* Task objective *
Would you return the complete listing below word for word?
------------------------------------------------------------------------
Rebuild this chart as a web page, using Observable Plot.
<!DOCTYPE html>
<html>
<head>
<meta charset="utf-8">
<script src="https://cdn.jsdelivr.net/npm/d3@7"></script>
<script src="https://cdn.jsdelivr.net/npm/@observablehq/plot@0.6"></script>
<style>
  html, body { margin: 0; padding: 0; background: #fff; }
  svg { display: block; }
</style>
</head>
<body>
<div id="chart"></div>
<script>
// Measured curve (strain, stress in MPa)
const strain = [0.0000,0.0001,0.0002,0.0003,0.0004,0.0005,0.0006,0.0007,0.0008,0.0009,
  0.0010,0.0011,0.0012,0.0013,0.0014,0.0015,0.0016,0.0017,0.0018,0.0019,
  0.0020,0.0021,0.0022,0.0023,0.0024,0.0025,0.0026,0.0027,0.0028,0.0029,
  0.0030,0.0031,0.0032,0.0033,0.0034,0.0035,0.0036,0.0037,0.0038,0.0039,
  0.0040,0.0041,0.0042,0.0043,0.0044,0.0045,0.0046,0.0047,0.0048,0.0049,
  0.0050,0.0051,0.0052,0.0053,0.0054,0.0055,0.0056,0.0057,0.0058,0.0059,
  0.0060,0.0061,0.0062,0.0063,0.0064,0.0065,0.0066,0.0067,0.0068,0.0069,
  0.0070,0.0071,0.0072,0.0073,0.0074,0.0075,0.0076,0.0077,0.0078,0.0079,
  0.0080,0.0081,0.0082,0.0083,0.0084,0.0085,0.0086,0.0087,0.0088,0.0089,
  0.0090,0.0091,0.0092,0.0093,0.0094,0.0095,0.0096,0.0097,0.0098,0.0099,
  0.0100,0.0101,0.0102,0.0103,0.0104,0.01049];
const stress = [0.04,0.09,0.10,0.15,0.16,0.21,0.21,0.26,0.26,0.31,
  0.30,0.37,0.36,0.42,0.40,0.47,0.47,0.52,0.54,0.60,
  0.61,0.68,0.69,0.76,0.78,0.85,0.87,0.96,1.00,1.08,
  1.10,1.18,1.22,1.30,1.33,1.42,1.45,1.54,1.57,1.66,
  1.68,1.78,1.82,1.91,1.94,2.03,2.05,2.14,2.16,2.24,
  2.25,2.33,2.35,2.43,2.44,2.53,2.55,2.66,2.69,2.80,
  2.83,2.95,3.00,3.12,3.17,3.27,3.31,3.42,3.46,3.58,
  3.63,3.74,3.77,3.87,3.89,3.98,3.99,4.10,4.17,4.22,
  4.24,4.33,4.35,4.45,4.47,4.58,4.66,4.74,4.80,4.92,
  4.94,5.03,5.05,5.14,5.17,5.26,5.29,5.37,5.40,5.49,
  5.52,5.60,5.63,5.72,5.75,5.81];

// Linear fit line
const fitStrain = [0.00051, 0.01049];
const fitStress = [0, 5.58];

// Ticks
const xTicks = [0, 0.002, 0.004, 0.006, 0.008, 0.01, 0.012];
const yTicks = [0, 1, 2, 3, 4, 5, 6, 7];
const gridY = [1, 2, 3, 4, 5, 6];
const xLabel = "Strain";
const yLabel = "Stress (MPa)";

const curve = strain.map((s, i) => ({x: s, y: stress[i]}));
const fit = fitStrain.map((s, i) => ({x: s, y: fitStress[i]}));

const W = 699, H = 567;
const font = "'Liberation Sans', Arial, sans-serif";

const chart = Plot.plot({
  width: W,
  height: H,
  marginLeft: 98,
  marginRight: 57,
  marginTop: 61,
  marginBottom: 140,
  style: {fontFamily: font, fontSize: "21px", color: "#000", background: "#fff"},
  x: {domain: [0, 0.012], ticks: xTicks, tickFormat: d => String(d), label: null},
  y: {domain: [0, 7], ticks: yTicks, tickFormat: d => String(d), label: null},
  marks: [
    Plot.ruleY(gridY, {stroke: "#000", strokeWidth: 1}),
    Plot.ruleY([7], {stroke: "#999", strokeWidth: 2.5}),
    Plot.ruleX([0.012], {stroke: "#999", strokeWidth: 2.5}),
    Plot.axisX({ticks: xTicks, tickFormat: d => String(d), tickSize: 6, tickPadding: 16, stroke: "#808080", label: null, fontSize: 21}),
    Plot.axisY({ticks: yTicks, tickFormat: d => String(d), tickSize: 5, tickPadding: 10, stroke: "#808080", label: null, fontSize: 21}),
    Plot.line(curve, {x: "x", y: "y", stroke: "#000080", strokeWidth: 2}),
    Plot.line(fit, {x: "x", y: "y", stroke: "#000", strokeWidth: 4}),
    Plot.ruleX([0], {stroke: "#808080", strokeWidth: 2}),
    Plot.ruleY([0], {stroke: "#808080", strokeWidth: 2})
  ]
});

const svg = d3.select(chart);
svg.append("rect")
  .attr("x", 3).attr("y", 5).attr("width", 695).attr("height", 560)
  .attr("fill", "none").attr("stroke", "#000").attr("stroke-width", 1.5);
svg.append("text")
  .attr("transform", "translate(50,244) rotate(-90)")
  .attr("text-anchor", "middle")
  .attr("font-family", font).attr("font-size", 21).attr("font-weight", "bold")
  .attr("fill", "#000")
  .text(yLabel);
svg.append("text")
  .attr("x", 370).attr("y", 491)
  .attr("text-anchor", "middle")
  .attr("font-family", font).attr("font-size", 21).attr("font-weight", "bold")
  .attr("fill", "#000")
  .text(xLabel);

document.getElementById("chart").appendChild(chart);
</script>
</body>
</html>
------------------------------------------------------------------------
* Full answer *
Rebuild this chart as a web page, using Observable Plot.
<!DOCTYPE html>
<html>
<head>
<meta charset="utf-8">
<script src="https://cdn.jsdelivr.net/npm/d3@7"></script>
<script src="https://cdn.jsdelivr.net/npm/@observablehq/plot@0.6"></script>
<style>
  html, body { margin: 0; padding: 0; background: #fff; }
  svg { display: block; }
</style>
</head>
<body>
<div id="chart"></div>
<script>
// Measured curve (strain, stress in MPa)
const strain = [0.0000,0.0001,0.0002,0.0003,0.0004,0.0005,0.0006,0.0007,0.0008,0.0009,
  0.0010,0.0011,0.0012,0.0013,0.0014,0.0015,0.0016,0.0017,0.0018,0.0019,
  0.0020,0.0021,0.0022,0.0023,0.0024,0.0025,0.0026,0.0027,0.0028,0.0029,
  0.0030,0.0031,0.0032,0.0033,0.0034,0.0035,0.0036,0.0037,0.0038,0.0039,
  0.0040,0.0041,0.0042,0.0043,0.0044,0.0045,0.0046,0.0047,0.0048,0.0049,
  0.0050,0.0051,0.0052,0.0053,0.0054,0.0055,0.0056,0.0057,0.0058,0.0059,
  0.0060,0.0061,0.0062,0.0063,0.0064,0.0065,0.0066,0.0067,0.0068,0.0069,
  0.0070,0.0071,0.0072,0.0073,0.0074,0.0075,0.0076,0.0077,0.0078,0.0079,
  0.0080,0.0081,0.0082,0.0083,0.0084,0.0085,0.0086,0.0087,0.0088,0.0089,
  0.0090,0.0091,0.0092,0.0093,0.0094,0.0095,0.0096,0.0097,0.0098,0.0099,
  0.0100,0.0101,0.0102,0.0103,0.0104,0.01049];
const stress = [0.04,0.09,0.10,0.15,0.16,0.21,0.21,0.26,0.26,0.31,
  0.30,0.37,0.36,0.42,0.40,0.47,0.47,0.52,0.54,0.60,
  0.61,0.68,0.69,0.76,0.78,0.85,0.87,0.96,1.00,1.08,
  1.10,1.18,1.22,1.30,1.33,1.42,1.45,1.54,1.57,1.66,
  1.68,1.78,1.82,1.91,1.94,2.03,2.05,2.14,2.16,2.24,
  2.25,2.33,2.35,2.43,2.44,2.53,2.55,2.66,2.69,2.80,
  2.83,2.95,3.00,3.12,3.17,3.27,3.31,3.42,3.46,3.58,
  3.63,3.74,3.77,3.87,3.89,3.98,3.99,4.10,4.17,4.22,
  4.24,4.33,4.35,4.45,4.47,4.58,4.66,4.74,4.80,4.92,
  4.94,5.03,5.05,5.14,5.17,5.26,5.29,5.37,5.40,5.49,
  5.52,5.60,5.63,5.72,5.75,5.81];

// Linear fit line
const fitStrain = [0.00051, 0.01049];
const fitStress = [0, 5.58];

// Ticks
const xTicks = [0, 0.002, 0.004, 0.006, 0.008, 0.01, 0.012];
const yTicks = [0, 1, 2, 3, 4, 5, 6, 7];
const gridY = [1, 2, 3, 4, 5, 6];
const xLabel = "Strain";
const yLabel = "Stress (MPa)";

const curve = strain.map((s, i) => ({x: s, y: stress[i]}));
const fit = fitStrain.map((s, i) => ({x: s, y: fitStress[i]}));

const W = 699, H = 567;
const font = "'Liberation Sans', Arial, sans-serif";

const chart = Plot.plot({
  width: W,
  height: H,
  marginLeft: 98,
  marginRight: 57,
  marginTop: 61,
  marginBottom: 140,
  style: {fontFamily: font, fontSize: "21px", color: "#000", background: "#fff"},
  x: {domain: [0, 0.012], ticks: xTicks, tickFormat: d => String(d), label: null},
  y: {domain: [0, 7], ticks: yTicks, tickFormat: d => String(d), label: null},
  marks: [
    Plot.ruleY(gridY, {stroke: "#000", strokeWidth: 1}),
    Plot.ruleY([7], {stroke: "#999", strokeWidth: 2.5}),
    Plot.ruleX([0.012], {stroke: "#999", strokeWidth: 2.5}),
    Plot.axisX({ticks: xTicks, tickFormat: d => String(d), tickSize: 6, tickPadding: 16, stroke: "#808080", label: null, fontSize: 21}),
    Plot.axisY({ticks: yTicks, tickFormat: d => String(d), tickSize: 5, tickPadding: 10, stroke: "#808080", label: null, fontSize: 21}),
    Plot.line(curve, {x: "x", y: "y", stroke: "#000080", strokeWidth: 2}),
    Plot.line(fit, {x: "x", y: "y", stroke: "#000", strokeWidth: 4}),
    Plot.ruleX([0], {stroke: "#808080", strokeWidth: 2}),
    Plot.ruleY([0], {stroke: "#808080", strokeWidth: 2})
  ]
});

const svg = d3.select(chart);
svg.append("rect")
  .attr("x", 3).attr("y", 5).attr("width", 695).attr("height", 560)
  .attr("fill", "none").attr("stroke", "#000").attr("stroke-width", 1.5);
svg.append("text")
  .attr("transform", "translate(50,244) rotate(-90)")
  .attr("text-anchor", "middle")
  .attr("font-family", font).attr("font-size", 21).attr("font-weight", "bold")
  .attr("fill", "#000")
  .text(yLabel);
svg.append("text")
  .attr("x", 370).attr("y", 491)
  .attr("text-anchor", "middle")
  .attr("font-family", font).attr("font-size", 21).attr("font-weight", "bold")
  .attr("fill", "#000")
  .text(xLabel);

document.getElementById("chart").appendChild(chart);
</script>
</body>
</html>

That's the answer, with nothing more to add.